Ecuador: Stop the deportation of Manuela Picq

by MARC BECKER

Update August 17th: Today a judge ruled Manuela Picq will not be deported from Ecuador

Franco-Brazilian academic and journalist Manuela Picq has been arrested at an Indigenous march in Ecuador and is facing deportation. She was accompanying her partner at the march and pursuing journalistic investigation of the Indigenous movement.

Picq has lived in Ecuador for eight years, and has written about women, gender, and Indigenous movements for journalistic outlets such as Upside Down World and Al-Jazeera as well as in numerous scholarly publications.

On Thursday, August 13, Picq was accompanying an uprising called by the Confederation of Indigenous Nationalities of Ecuador (CONAIE) in the capital city of Quito against the extractive policies of president Rafael Correa. A video shows police surrounding Picq, beating her with their batons, and dragging her away.
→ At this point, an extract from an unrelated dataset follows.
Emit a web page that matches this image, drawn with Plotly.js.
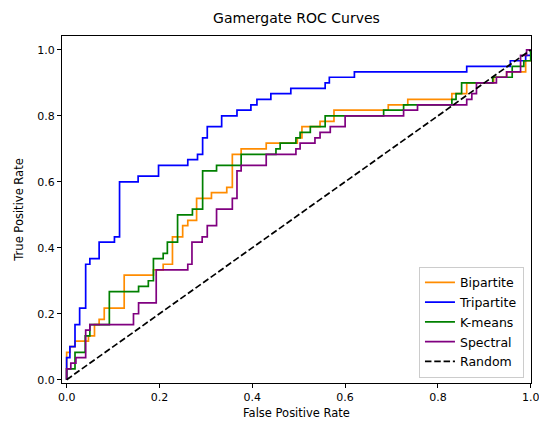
<!DOCTYPE html>
<html>
<head>
<meta charset="utf-8">
<script src="https://cdn.plot.ly/plotly-3.0.1.min.js"></script>
<style>
  html, body { margin: 0; padding: 0; background: #fff; }
  #chart { width: 539px; height: 421px; }
</style>
</head>
<body>
<div id="chart"></div>
<script>
// ROC operating points (false positive rate, true positive rate) per method.
const bipartiteFpr = [0, 0, 0.007, 0.018, 0.047, 0.06, 0.07, 0.081, 0.124, 0.187, 0.208, 0.228, 0.25, 0.261, 0.28, 0.312, 0.345, 0.357, 0.376, 0.43, 0.497, 0.507, 0.546, 0.576, 0.693, 0.735, 0.83, 0.862, 0.92, 0.948, 0.989, 1.0];
const bipartiteTpr = [0, 0.083, 0.1, 0.117, 0.133, 0.167, 0.183, 0.217, 0.317, 0.333, 0.35, 0.433, 0.467, 0.483, 0.55, 0.567, 0.583, 0.683, 0.7, 0.717, 0.733, 0.767, 0.783, 0.817, 0.833, 0.85, 0.867, 0.9, 0.917, 0.933, 0.967, 1.0];

const tripartiteFpr = [0, 0, 0.007, 0.018, 0.028, 0.041, 0.05, 0.07, 0.103, 0.114, 0.154, 0.198, 0.261, 0.282, 0.293, 0.303, 0.334, 0.367, 0.397, 0.41, 0.44, 0.483, 0.557, 0.566, 0.62, 0.862, 0.956, 0.989, 1.0];
const tripartiteTpr = [0, 0.067, 0.1, 0.167, 0.217, 0.35, 0.367, 0.417, 0.433, 0.6, 0.617, 0.65, 0.667, 0.683, 0.733, 0.767, 0.8, 0.817, 0.833, 0.85, 0.867, 0.883, 0.9, 0.917, 0.933, 0.95, 0.967, 0.983, 1.0];

const kmeansFpr = [0, 0, 0.018, 0.04, 0.05, 0.092, 0.155, 0.176, 0.187, 0.208, 0.217, 0.239, 0.271, 0.293, 0.323, 0.376, 0.451, 0.46, 0.494, 0.503, 0.525, 0.557, 0.683, 0.726, 0.83, 0.839, 0.851, 0.918, 0.96, 0.985, 1.0];
const kmeansTpr = [0, 0.033, 0.083, 0.133, 0.167, 0.267, 0.283, 0.3, 0.367, 0.383, 0.417, 0.5, 0.517, 0.633, 0.65, 0.683, 0.7, 0.717, 0.733, 0.75, 0.767, 0.8, 0.817, 0.833, 0.85, 0.867, 0.9, 0.917, 0.95, 0.967, 1.0];

const spectralFpr = [0, 0, 0.009, 0.02, 0.041, 0.05, 0.144, 0.155, 0.193, 0.261, 0.27, 0.292, 0.303, 0.323, 0.357, 0.367, 0.376, 0.43, 0.494, 0.503, 0.535, 0.546, 0.568, 0.6, 0.726, 0.756, 0.862, 0.873, 0.883, 0.926, 0.948, 0.978, 0.991, 1.0];
const spectralTpr = [0, 0.033, 0.05, 0.067, 0.15, 0.167, 0.2, 0.233, 0.333, 0.35, 0.417, 0.433, 0.467, 0.517, 0.55, 0.633, 0.65, 0.683, 0.7, 0.717, 0.733, 0.75, 0.767, 0.8, 0.817, 0.833, 0.85, 0.867, 0.9, 0.917, 0.933, 0.983, 1.0, 1.0];

const randomFpr = [0, 1];
const randomTpr = [0, 1];

const seriesNames = ['Bipartite', 'Tripartite', 'K-means', 'Spectral', 'Random'];
const tickVals = [0, 0.2, 0.4, 0.6, 0.8, 1.0];
const tickText = ['0.0', '0.2', '0.4', '0.6', '0.8', '1.0'];

const FONT = 'DejaVu Sans, sans-serif';

function rocTrace(name, x, y, color) {
  return {
    type: 'scatter', mode: 'lines', name: name, legendgroup: name, x: x, y: y,
    line: { color: color, width: 1.7, shape: 'hv' }
  };
}

const traces = [
  rocTrace(seriesNames[0], bipartiteFpr, bipartiteTpr, '#ff8c00'),
  rocTrace(seriesNames[1], tripartiteFpr, tripartiteTpr, '#0000ff'),
  rocTrace(seriesNames[2], kmeansFpr, kmeansTpr, '#008000'),
  rocTrace(seriesNames[3], spectralFpr, spectralTpr, '#800080'),
  {
    type: 'scatter', mode: 'lines', name: seriesNames[4], legendgroup: seriesNames[4],
    x: randomFpr, y: randomTpr,
    line: { color: '#000000', width: 1.7, dash: '6.5px,2.8px' }
  }
];

const axisCommon = {
  showgrid: false, zeroline: false,
  showline: true, mirror: true, linecolor: '#000', linewidth: 1,
  ticks: 'outside', ticklen: 4, tickwidth: 1, tickcolor: '#000',
  tickvals: tickVals, ticktext: tickText,
  ticklabeloverflow: 'allow',
  tickfont: { family: FONT, size: 11, color: '#000' }
};

const layout = {
  width: 539, height: 421,
  margin: { l: 62, r: 8, t: 36, b: 38, pad: 0 },
  paper_bgcolor: '#fff', plot_bgcolor: '#fff',
  title: {
    text: 'Gamergate ROC Curves',
    font: { family: FONT, size: 14, color: '#000' },
    x: 0.5, xref: 'paper', xanchor: 'center',
    y: 1, yref: 'container', yanchor: 'top', pad: { t: 13 }
  },
  xaxis: Object.assign({}, axisCommon, {
    range: [-0.01, 1.0005],
    title: { text: 'False Positive Rate', font: { family: FONT, size: 11.5, color: '#000' }, standoff: 5 }
  }),
  yaxis: Object.assign({}, axisCommon, {
    range: [-0.01, 1.042],
    title: { text: 'True Positive Rate', font: { family: FONT, size: 11.5, color: '#000' }, standoff: 11 }
  }),
  showlegend: true,
  legend: {
    x: 0.985, xanchor: 'right', y: 0.015, yanchor: 'bottom',
    bgcolor: 'rgba(255,255,255,0.8)', bordercolor: '#cccccc', borderwidth: 1,
    font: { family: FONT, size: 12.5, color: '#000' },
    tracegroupgap: 0.5
  }
};

Plotly.newPlot('chart', traces, layout, { displayModeBar: false, staticPlot: true });
</script>
</body>
</html>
Indigenous activists have long been locked in conflict with Correa over the failure of his leftist government to break from an economic model that depends on the extraction and exportation of petroleum and gold to fund social programs. These activists complain that his policies harm the environment and require vast amounts of water that would otherwise be used to meet human needs

Picq is the partner of Carlos Pérez, president of Ecuarunari, a regional affiliate of the CONAIE. Pérez is a lawyer who has long fought for the water rights of local Indigenous communities in southern Ecuador. Pérez and other leaders were also arrested in Thursday’s protests.

Picq’s deportation is almost certainly retribution against Pérez for his political activism. A group of feminist activists declared that the “government’s male chauvinist cruelty finds its clearest manifestation in the aggressions against Manuela Picq for her participation in social movements and for being an Indigenous leader’s wife.”